====== DATA SEGMENT ======
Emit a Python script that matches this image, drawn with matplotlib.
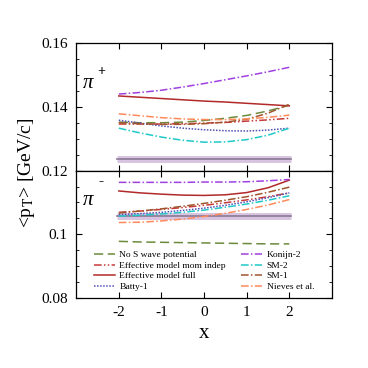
import matplotlib
matplotlib.use("Agg")
from matplotlib import pyplot as plt
from matplotlib.ticker import MultipleLocator
import numpy as np

plt.rcParams['font.family'] = ['Liberation Serif', 'DejaVu Serif']
plt.rcParams['mathtext.fontset'] = 'stix'

x = [-2, -1.5, -1, -0.5, 0, 0.5, 1, 1.5, 2]

labels = ["No S wave potential", "Effective model mom indep", "Effective model full", "Batty-1",
          "Konijn-2", "SM-2", "SM-1", "Nieves et al."]

# pi+ panel
plus = {
    "No S wave potential":       [0.1352, 0.1350, 0.1350, 0.1352, 0.1357, 0.1364, 0.1373, 0.1387, 0.1405],
    "Effective model mom indep": [0.1346, 0.1346, 0.1346, 0.1347, 0.1349, 0.1351, 0.1355, 0.1359, 0.1364],
    "Effective model full":      [0.1434, 0.1430, 0.1426, 0.1422, 0.1418, 0.1415, 0.1411, 0.1407, 0.1403],
    "Batty-1":                   [0.1358, 0.1349, 0.1340, 0.1333, 0.1328, 0.1325, 0.1324, 0.1327, 0.1333],
    "Konijn-2":                  [0.1440, 0.1445, 0.1452, 0.1462, 0.1473, 0.1485, 0.1497, 0.1510, 0.1524],
    "SM-2":                      [0.1333, 0.1318, 0.1305, 0.1295, 0.1289, 0.1290, 0.1297, 0.1311, 0.1333],
    "SM-1":                      [0.1350, 0.1347, 0.1345, 0.1345, 0.1347, 0.1352, 0.1361, 0.1380, 0.1408],
    "Nieves et al.":             [0.1378, 0.1372, 0.1366, 0.1362, 0.1360, 0.1360, 0.1362, 0.1367, 0.1374],
}
# pi- panel
minus = {
    "No S wave potential":       [0.0978, 0.0976, 0.0975, 0.0974, 0.0973, 0.0972, 0.0971, 0.0970, 0.0970],
    "Effective model mom indep": [0.1069, 0.1073, 0.1078, 0.1084, 0.1091, 0.1099, 0.1108, 0.1118, 0.1130],
    "Effective model full":      [0.1136, 0.1130, 0.1126, 0.1123, 0.1122, 0.1124, 0.1131, 0.1146, 0.1170],
    "Batty-1":                   [0.1062, 0.1065, 0.1069, 0.1075, 0.1082, 0.1091, 0.1102, 0.1115, 0.1130],
    "Konijn-2":                  [0.1163, 0.1163, 0.1163, 0.1163, 0.1164, 0.1164, 0.1165, 0.1168, 0.1172],
    "SM-2":                      [0.1057, 0.1060, 0.1064, 0.1069, 0.1076, 0.1085, 0.1095, 0.1107, 0.1121],
    "SM-1":                      [0.1067, 0.1073, 0.1080, 0.1088, 0.1097, 0.1107, 0.1118, 0.1132, 0.1148],
    "Nieves et al.":             [0.1037, 0.1038, 0.1042, 0.1048, 0.1056, 0.1066, 0.1078, 0.1092, 0.1109],
}
band_x = [-2.05, 2.05]
band_plus = 0.1237
band_minus = 0.1056

styles = {
    "No S wave potential":       dict(color="#6b8a3c", ls=(0, (6, 3))),
    "Effective model mom indep": dict(color="#c83a3a", ls=(0, (5, 1.5, 1, 1.5, 1, 1.5))),
    "Effective model full":      dict(color="#b22a2a", ls="-"),
    "Batty-1":                   dict(color="#5050b4", ls=(0, (1, 1))),
    "Konijn-2":                  dict(color="#a040e0", ls=(0, (5, 1.5, 1, 1.5))),
    "SM-2":                      dict(color="#20c8c8", ls=(0, (5, 1.5, 1, 1.5))),
    "SM-1":                      dict(color="#a0552d", ls=(0, (5, 1.5, 1, 1.5))),
    "Nieves et al.":             dict(color="#ff8a5c", ls=(0, (5, 1.5, 1, 1.5))),
}

fig, (ax1, ax2) = plt.subplots(2, 1, figsize=(3.68, 3.68), dpi=100, sharex=True)
fig.subplots_adjust(left=0.207, right=0.902, top=0.883, bottom=0.19, hspace=0)

for ax, data, band in [(ax1, plus, band_plus), (ax2, minus, band_minus)]:
    ax.plot(band_x, [band, band], color="#d8c4e0", lw=5, solid_capstyle='butt')
    ax.plot(band_x, [band, band], color="#8a7a96", lw=1.2)
    for lab in labels:
        ax.plot(x, data[lab], lw=1.1, label=lab, **styles[lab])
    ax.set_xlim(-3, 3)
    ax.yaxis.set_minor_locator(MultipleLocator(0.005))
    ax.tick_params(direction='in', top=True, right=True, which='both', labelsize=11)
    ax.tick_params(which='major', length=4, pad=6)
    ax.tick_params(which='minor', length=2)
    for s in ax.spines.values():
        s.set_linewidth(0.9)

ax1.set_ylim(0.12, 0.16)
ax1.set_yticks([0.12, 0.14, 0.16])
ax1.set_yticklabels(["0.12", "0.14", "0.16"])
ax2.set_ylim(0.08, 0.12)
ax2.set_yticks([0.08, 0.1])
ax2.set_yticklabels(["0.08", "0.1"])

ax1.text(-2.84, 0.1459, "π", fontsize=15, style='italic')
ax1.text(-2.50, 0.1500, "+", fontsize=10, fontweight='bold')
ax2.text(-2.84, 0.1093, "π", fontsize=15, style='italic')
ax2.text(-2.48, 0.1153, "-", fontsize=11, fontweight='bold')

ax2.set_xticks([-2, -1, 0, 1, 2])
ax2.set_xticklabels(["-2", "-1", "0", "1", "2"])
ax2.set_xlabel("x", fontsize=15, va='center')
ax2.xaxis.set_label_coords(0.5, -0.28)
fig.text(0.072, 0.53, r"<p$_\mathrm{T}$> [GeV/c]", rotation=90, va='center', ha='center', fontsize=14)

ax2.legend(loc='lower center', ncol=2, frameon=False, fontsize=6.8, handlelength=2.2,
           columnspacing=1.6, labelspacing=0.2, handletextpad=0.5, bbox_to_anchor=(0.5, -0.01))

fig.savefig("out.png", dpi=100)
======
**REQUIREMENTS:**
Repeat the data in full and exactly. Omit pictures.

**EXERCISE OUTPUT:**
Emit a Python script that matches this image, drawn with matplotlib.
import matplotlib
matplotlib.use("Agg")
from matplotlib import pyplot as plt
from matplotlib.ticker import MultipleLocator
import numpy as np

plt.rcParams['font.family'] = ['Liberation Serif', 'DejaVu Serif']
plt.rcParams['mathtext.fontset'] = 'stix'

x = [-2, -1.5, -1, -0.5, 0, 0.5, 1, 1.5, 2]

labels = ["No S wave potential", "Effective model mom indep", "Effective model full", "Batty-1",
          "Konijn-2", "SM-2", "SM-1", "Nieves et al."]

# pi+ panel
plus = {
    "No S wave potential":       [0.1352, 0.1350, 0.1350, 0.1352, 0.1357, 0.1364, 0.1373, 0.1387, 0.1405],
    "Effective model mom indep": [0.1346, 0.1346, 0.1346, 0.1347, 0.1349, 0.1351, 0.1355, 0.1359, 0.1364],
    "Effective model full":      [0.1434, 0.1430, 0.1426, 0.1422, 0.1418, 0.1415, 0.1411, 0.1407, 0.1403],
    "Batty-1":                   [0.1358, 0.1349, 0.1340, 0.1333, 0.1328, 0.1325, 0.1324, 0.1327, 0.1333],
    "Konijn-2":                  [0.1440, 0.1445, 0.1452, 0.1462, 0.1473, 0.1485, 0.1497, 0.1510, 0.1524],
    "SM-2":                      [0.1333, 0.1318, 0.1305, 0.1295, 0.1289, 0.1290, 0.1297, 0.1311, 0.1333],
    "SM-1":                      [0.1350, 0.1347, 0.1345, 0.1345, 0.1347, 0.1352, 0.1361, 0.1380, 0.1408],
    "Nieves et al.":             [0.1378, 0.1372, 0.1366, 0.1362, 0.1360, 0.1360, 0.1362, 0.1367, 0.1374],
}
# pi- panel
minus = {
    "No S wave potential":       [0.0978, 0.0976, 0.0975, 0.0974, 0.0973, 0.0972, 0.0971, 0.0970, 0.0970],
    "Effective model mom indep": [0.1069, 0.1073, 0.1078, 0.1084, 0.1091, 0.1099, 0.1108, 0.1118, 0.1130],
    "Effective model full":      [0.1136, 0.1130, 0.1126, 0.1123, 0.1122, 0.1124, 0.1131, 0.1146, 0.1170],
    "Batty-1":                   [0.1062, 0.1065, 0.1069, 0.1075, 0.1082, 0.1091, 0.1102, 0.1115, 0.1130],
    "Konijn-2":                  [0.1163, 0.1163, 0.1163, 0.1163, 0.1164, 0.1164, 0.1165, 0.1168, 0.1172],
    "SM-2":                      [0.1057, 0.1060, 0.1064, 0.1069, 0.1076, 0.1085, 0.1095, 0.1107, 0.1121],
    "SM-1":                      [0.1067, 0.1073, 0.1080, 0.1088, 0.1097, 0.1107, 0.1118, 0.1132, 0.1148],
    "Nieves et al.":             [0.1037, 0.1038, 0.1042, 0.1048, 0.1056, 0.1066, 0.1078, 0.1092, 0.1109],
}
band_x = [-2.05, 2.05]
band_plus = 0.1237
band_minus = 0.1056

styles = {
    "No S wave potential":       dict(color="#6b8a3c", ls=(0, (6, 3))),
    "Effective model mom indep": dict(color="#c83a3a", ls=(0, (5, 1.5, 1, 1.5, 1, 1.5))),
    "Effective model full":      dict(color="#b22a2a", ls="-"),
    "Batty-1":                   dict(color="#5050b4", ls=(0, (1, 1))),
    "Konijn-2":                  dict(color="#a040e0", ls=(0, (5, 1.5, 1, 1.5))),
    "SM-2":                      dict(color="#20c8c8", ls=(0, (5, 1.5, 1, 1.5))),
    "SM-1":                      dict(color="#a0552d", ls=(0, (5, 1.5, 1, 1.5))),
    "Nieves et al.":             dict(color="#ff8a5c", ls=(0, (5, 1.5, 1, 1.5))),
}

fig, (ax1, ax2) = plt.subplots(2, 1, figsize=(3.68, 3.68), dpi=100, sharex=True)
fig.subplots_adjust(left=0.207, right=0.902, top=0.883, bottom=0.19, hspace=0)

for ax, data, band in [(ax1, plus, band_plus), (ax2, minus, band_minus)]:
    ax.plot(band_x, [band, band], color="#d8c4e0", lw=5, solid_capstyle='butt')
    ax.plot(band_x, [band, band], color="#8a7a96", lw=1.2)
    for lab in labels:
        ax.plot(x, data[lab], lw=1.1, label=lab, **styles[lab])
    ax.set_xlim(-3, 3)
    ax.yaxis.set_minor_locator(MultipleLocator(0.005))
    ax.tick_params(direction='in', top=True, right=True, which='both', labelsize=11)
    ax.tick_params(which='major', length=4, pad=6)
    ax.tick_params(which='minor', length=2)
    for s in ax.spines.values():
        s.set_linewidth(0.9)

ax1.set_ylim(0.12, 0.16)
ax1.set_yticks([0.12, 0.14, 0.16])
ax1.set_yticklabels(["0.12", "0.14", "0.16"])
ax2.set_ylim(0.08, 0.12)
ax2.set_yticks([0.08, 0.1])
ax2.set_yticklabels(["0.08", "0.1"])

ax1.text(-2.84, 0.1459, "π", fontsize=15, style='italic')
ax1.text(-2.50, 0.1500, "+", fontsize=10, fontweight='bold')
ax2.text(-2.84, 0.1093, "π", fontsize=15, style='italic')
ax2.text(-2.48, 0.1153, "-", fontsize=11, fontweight='bold')

ax2.set_xticks([-2, -1, 0, 1, 2])
ax2.set_xticklabels(["-2", "-1", "0", "1", "2"])
ax2.set_xlabel("x", fontsize=15, va='center')
ax2.xaxis.set_label_coords(0.5, -0.28)
fig.text(0.072, 0.53, r"<p$_\mathrm{T}$> [GeV/c]", rotation=90, va='center', ha='center', fontsize=14)

ax2.legend(loc='lower center', ncol=2, frameon=False, fontsize=6.8, handlelength=2.2,
           columnspacing=1.6, labelspacing=0.2, handletextpad=0.5, bbox_to_anchor=(0.5, -0.01))

fig.savefig("out.png", dpi=100)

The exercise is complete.